I need you to know that, in the coming months, I will become better at math–something I haven’t had a knack for in the past. But I will spend an inordinate amount of time quantifying, crunching the numbers. I will calculate that you get to spend 8 hours a day with my son, and I only get 4. I will calculate that you get 5 days, and I get 2. I will figure out that we pay most of my paycheck and far more than our mortgage to have someone else take care of our children. I will total the time–years–lost, and I will know that I’ll never get that time back. I will try very hard not to be angry and resentful about this, but I’ll fail.

I’ll do a cost-benefit analysis constantly. I’ll never be able to figure out whether the cost is worth the benefit–or whether there’s any benefit at all.

Believe me when I say that I’m not complaining about how much you make. I want you to make more.

I am SO thankful.

What else can I do for you? Can I bake you cookies? Paint your nails? The work you are doing–the service you provide our family–is invaluable. You deserve every single cent–and likely much more.

So, when you hear me–and likely other parents, too–complain about the cost, please know that we don’t mean the cost of your exhausting, loving service. We are talking about a bigger cost, ultimately, and it’s one that is part of a system that isn’t really sustainable, I don’t think. We are probably all plotting our escape.

I need you to know, also, that I’m sorry. I’m sorry that you have to do this work. I’m sorry that you probably leave your kids so that you can watch mine. I’m sorry that you usually see me at my worst, and that the expectations are so high. I’m sorry that I’m not a more present employee–or that I don’t make more sacrifices for my job. I’m sorry that having a job often means I’m not a more present mother and that my boys don’t always see the best of me, either. I’ll think about how many BMs my baby has had while in very important meetings, and I’ll think about the very important meetings while I rock my baby to sleep.

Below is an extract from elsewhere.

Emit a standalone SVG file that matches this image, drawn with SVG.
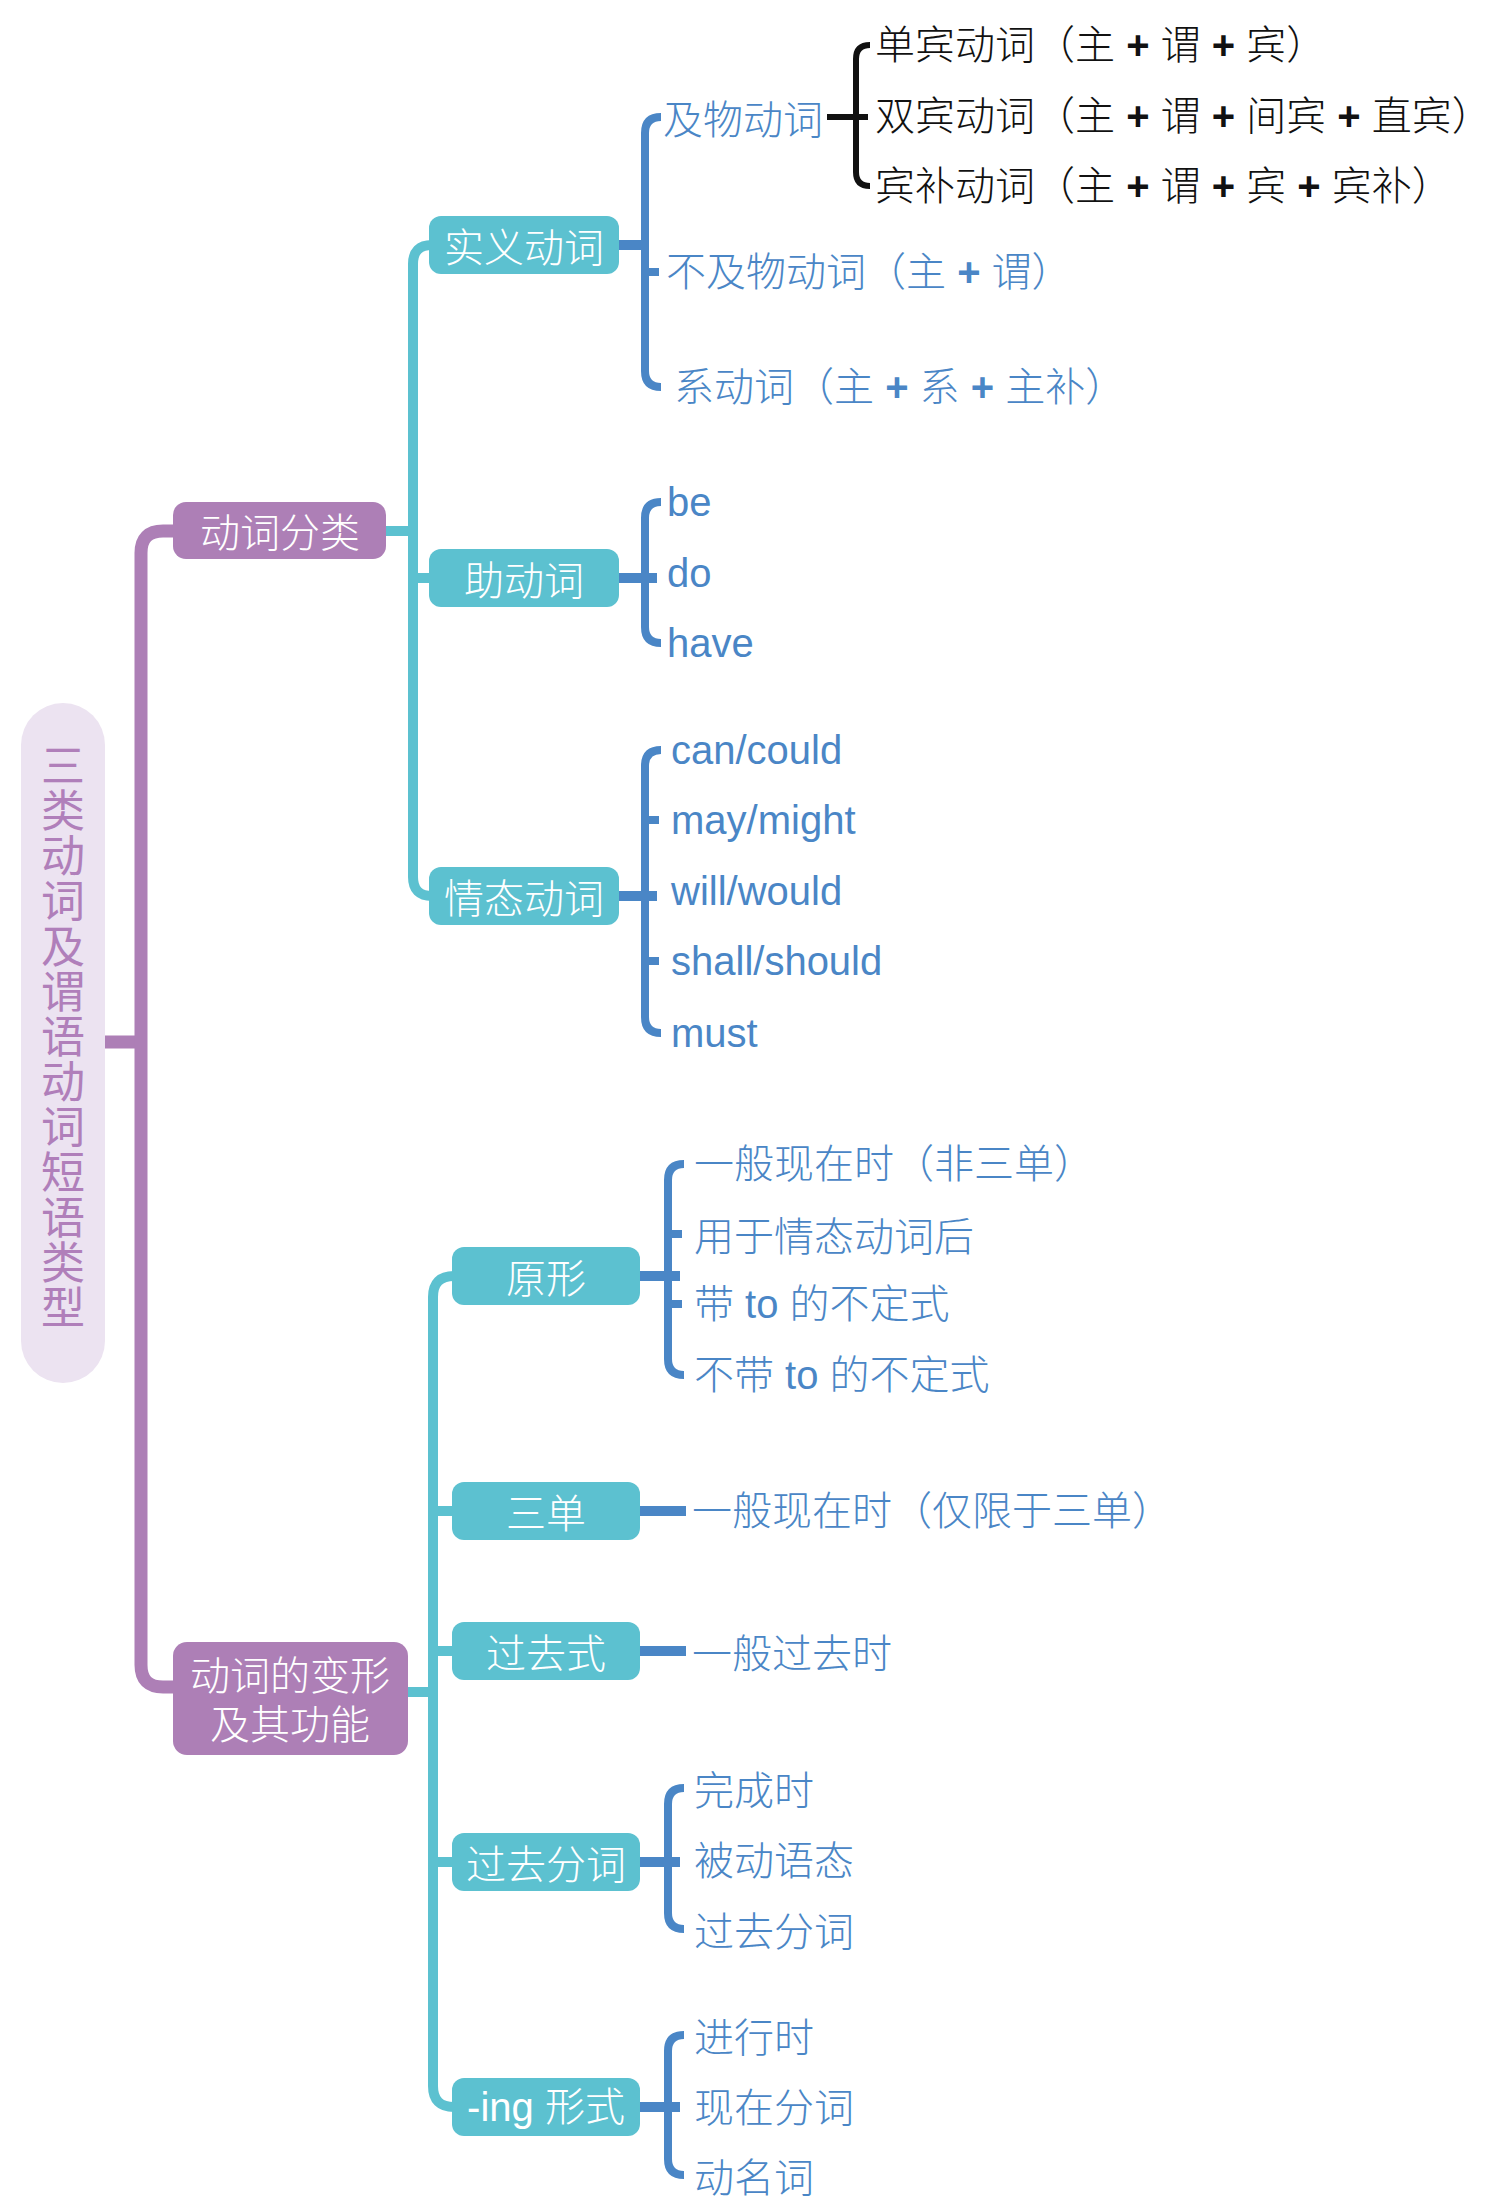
<svg xmlns="http://www.w3.org/2000/svg" width="1500" height="2207" viewBox="0 0 1500 2207">
  <style>
    .cjk { font-family: "Noto Sans CJK SC", "Liberation Sans", sans-serif; font-size: 40px; dominant-baseline: central; font-weight: 300; }
    .lat { font-family: "Liberation Sans", "Noto Sans CJK SC", sans-serif; font-size: 40px; dominant-baseline: central; font-weight: 300; }
    .white { fill: #ffffff; text-anchor: middle; }
    .blue { fill: #4a86c6; }
    .black { fill: #111111; }
    .plus { font-family: "Liberation Sans", sans-serif; font-weight: bold; }
    .root-text { font-family: "Noto Sans CJK SC", sans-serif; font-size: 44px; font-weight: 400; fill: #b07fba; writing-mode: vertical-rl; letter-spacing: 1.2px; }
    .box-purple { fill: #ad7fb6; }
    .box-teal { fill: #5cc1d0; }
    .c-purple { stroke: #ad7fb6; stroke-width: 13; fill: none; }
    .c-teal { stroke: #5cc1d0; stroke-width: 10; fill: none; }
    .c-blue { stroke: #4a86c6; stroke-width: 8; fill: none; }
    .c-blue-thick { stroke: #4a86c6; stroke-width: 10; fill: none; }
    .c-black { stroke: #111111; stroke-width: 6; fill: none; }
  </style>

  <rect width="1500" height="2207" fill="#ffffff"/>

  <!-- connectors -->
  <g id="connectors">
    <!-- root to first level -->
    <path class="c-purple" d="M105 1042 H141"/>
    <path class="c-purple" d="M175 531 H163 Q141 531 141 553 V1665 Q141 1687 163 1687 H175"/>
    <!-- 动词分类 to its children -->
    <path class="c-teal" d="M386 531 H413"/>
    <path class="c-teal" d="M432 245 Q413 245 413 264 V877 Q413 896 432 896"/>
    <path class="c-teal" d="M413 578 H431"/>
    <!-- 动词的变形 to its children -->
    <path class="c-teal" d="M408 1692 H433"/>
    <path class="c-teal" d="M454 1276 Q433 1276 433 1297 V2086 Q433 2107 454 2107"/>
    <path class="c-teal" d="M433 1511 H454"/>
    <path class="c-teal" d="M433 1651 H454"/>
    <path class="c-teal" d="M433 1862 H454"/>
    <!-- 实义动词 bracket -->
    <path class="c-blue-thick" d="M619 245 H645"/>
    <path class="c-blue" d="M661 117 Q645 117 645 133 V371 Q645 387 661 387"/>
    <path class="c-blue" d="M645 272 H659"/>
    <!-- 及物动词 bracket -->
    <path class="c-black" d="M827 117 H868"/>
    <path class="c-black" d="M870 45 Q856 45 856 59 V172 Q856 186 870 186"/>
    <!-- 助动词 bracket -->
    <path class="c-blue-thick" d="M619 578 H657"/>
    <path class="c-blue" d="M661 502 Q645 502 645 518 V627 Q645 643 661 643"/>
    <!-- 情态动词 bracket -->
    <path class="c-blue-thick" d="M619 896 H657"/>
    <path class="c-blue" d="M661 750 Q645 750 645 766 V1017 Q645 1033 661 1033"/>
    <path class="c-blue" d="M645 820 H659"/>
    <path class="c-blue" d="M645 961 H659"/>
    <!-- 原形 bracket -->
    <path class="c-blue-thick" d="M640 1276 H680"/>
    <path class="c-blue" d="M684 1164 Q668 1164 668 1180 V1359 Q668 1375 684 1375"/>
    <path class="c-blue" d="M668 1234 H682"/>
    <path class="c-blue" d="M668 1304 H682"/>
    <!-- 三单 / 过去式 -->
    <path class="c-blue-thick" d="M640 1511 H686"/>
    <path class="c-blue-thick" d="M640 1651 H686"/>
    <!-- 过去分词 bracket -->
    <path class="c-blue-thick" d="M640 1862 H680"/>
    <path class="c-blue" d="M684 1788 Q668 1788 668 1804 V1913 Q668 1929 684 1929"/>
    <!-- -ing 形式 bracket -->
    <path class="c-blue-thick" d="M640 2107 H680"/>
    <path class="c-blue" d="M684 2035 Q668 2035 668 2051 V2159 Q668 2175 684 2175"/>
  </g>

  <!-- root -->
  <g id="root">
    <rect x="21" y="703" width="84" height="680" rx="42" fill="#ece3f1"/>
    <text class="root-text" x="63" y="743">三类动词及谓语动词短语类型</text>
  </g>

  <!-- first level -->
  <g id="node-classify">
    <rect class="box-purple" x="173" y="502" width="213" height="57" rx="13"/>
    <text class="cjk white" x="280" y="530">动词分类</text>
  </g>
  <g id="node-forms">
    <rect class="box-purple" x="173" y="1642" width="235" height="113" rx="14"/>
    <text class="cjk white"><tspan x="290" y="1673">动词的变形</tspan><tspan x="290" y="1722">及其功能</tspan></text>
  </g>

  <!-- 动词分类 children -->
  <g id="node-notional">
    <rect class="box-teal" x="429" y="216" width="190" height="58" rx="12"/>
    <text class="cjk white" x="524" y="245">实义动词</text>
  </g>
  <g id="node-auxiliary">
    <rect class="box-teal" x="429" y="549" width="190" height="58" rx="12"/>
    <text class="cjk white" x="524" y="578">助动词</text>
  </g>
  <g id="node-modal">
    <rect class="box-teal" x="429" y="867" width="190" height="58" rx="12"/>
    <text class="cjk white" x="524" y="896">情态动词</text>
  </g>

  <!-- 实义动词 children -->
  <g id="node-transitive">
    <text class="cjk blue" x="663" y="117">及物动词</text>
  </g>
  <g id="node-mono">
    <text class="lat black" x="875" y="45">单宾动词（主 <tspan class="plus">+</tspan> 谓 <tspan class="plus">+</tspan> 宾）</text>
  </g>
  <g id="node-ditrans">
    <text class="lat black" x="875" y="116">双宾动词（主 <tspan class="plus">+</tspan> 谓 <tspan class="plus">+</tspan> 间宾 <tspan class="plus">+</tspan> 直宾）</text>
  </g>
  <g id="node-complex">
    <text class="lat black" x="875" y="186">宾补动词（主 <tspan class="plus">+</tspan> 谓 <tspan class="plus">+</tspan> 宾 <tspan class="plus">+</tspan> 宾补）</text>
  </g>
  <g id="node-intransitive">
    <text class="lat blue" x="666" y="272">不及物动词（主 <tspan class="plus">+</tspan> 谓）</text>
  </g>
  <g id="node-linking">
    <text class="lat blue" x="674" y="387">系动词（主 <tspan class="plus">+</tspan> 系 <tspan class="plus">+</tspan> 主补）</text>
  </g>

  <!-- 助动词 children -->
  <g id="node-be"><text class="lat blue" x="667" y="502">be</text></g>
  <g id="node-do"><text class="lat blue" x="667" y="573">do</text></g>
  <g id="node-have"><text class="lat blue" x="667" y="643">have</text></g>

  <!-- 情态动词 children -->
  <g id="node-can"><text class="lat blue" x="671" y="750">can/could</text></g>
  <g id="node-may"><text class="lat blue" x="671" y="820">may/might</text></g>
  <g id="node-will"><text class="lat blue" x="671" y="891">will/would</text></g>
  <g id="node-shall"><text class="lat blue" x="671" y="961">shall/should</text></g>
  <g id="node-must"><text class="lat blue" x="671" y="1033">must</text></g>

  <!-- 动词的变形 children -->
  <g id="node-base">
    <rect class="box-teal" x="452" y="1247" width="188" height="58" rx="12"/>
    <text class="cjk white" x="546" y="1276">原形</text>
  </g>
  <g id="node-third">
    <rect class="box-teal" x="452" y="1482" width="188" height="58" rx="12"/>
    <text class="cjk white" x="546" y="1511">三单</text>
  </g>
  <g id="node-past">
    <rect class="box-teal" x="452" y="1622" width="188" height="58" rx="12"/>
    <text class="cjk white" x="546" y="1651">过去式</text>
  </g>
  <g id="node-pp">
    <rect class="box-teal" x="452" y="1833" width="188" height="58" rx="12"/>
    <text class="cjk white" x="546" y="1862">过去分词</text>
  </g>
  <g id="node-ing">
    <rect class="box-teal" x="452" y="2078" width="188" height="58" rx="12"/>
    <text class="lat white" x="546" y="2107">-ing 形式</text>
  </g>

  <!-- 原形 children -->
  <g id="node-base-1"><text class="lat blue" x="694" y="1164">一般现在时（非三单）</text></g>
  <g id="node-base-2"><text class="cjk blue" x="694" y="1234">用于情态动词后</text></g>
  <g id="node-base-3"><text class="lat blue" x="694" y="1304">带 to 的不定式</text></g>
  <g id="node-base-4"><text class="lat blue" x="694" y="1375">不带 to 的不定式</text></g>

  <!-- 三单 / 过去式 children -->
  <g id="node-third-1"><text class="lat blue" x="692" y="1511">一般现在时（仅限于三单）</text></g>
  <g id="node-past-1"><text class="cjk blue" x="692" y="1651">一般过去时</text></g>

  <!-- 过去分词 children -->
  <g id="node-pp-1"><text class="cjk blue" x="694" y="1788">完成时</text></g>
  <g id="node-pp-2"><text class="cjk blue" x="694" y="1858">被动语态</text></g>
  <g id="node-pp-3"><text class="cjk blue" x="694" y="1929">过去分词</text></g>

  <!-- -ing 形式 children -->
  <g id="node-ing-1"><text class="cjk blue" x="694" y="2035">进行时</text></g>
  <g id="node-ing-2"><text class="cjk blue" x="694" y="2105">现在分词</text></g>
  <g id="node-ing-3"><text class="cjk blue" x="694" y="2175">动名词</text></g>
</svg>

I spend so much time being sorry and feeling guilty that there’s hardly time left for anything else. That’s a product of the system, also.

But there’s little things I want you to know, too. Like that Elias is most ticklish on his lower back, just under his ribs. And that he will stare you down if you don’t give him a taste of what you’re eating. He likes to sleep on his belly but eat on his back. His hands will always stink, but the back of his neck is delicious. He will break his neck to look at your phone screen (guilty for that, too), and he’s convinced he can talk. There are no diapers that will ever properly fit his chunky thighs, and that will lead to quite a few messes, I’m afraid. He practically never cries, but if he does, just find his brother. That’s his favorite person in the entire world.

As for me? My favorite people in the whole wide world are my sons. Each day, I have to leave them. But each evening, thanks to you, I come back to find them happy and full and rested and ALIVE.

I wish there was truly a way to have it all, but that kind of balance doesn’t exist. Maybe, one day, I’ll find it. In the meantime, we’re in this together, and I needed you to know how much that means.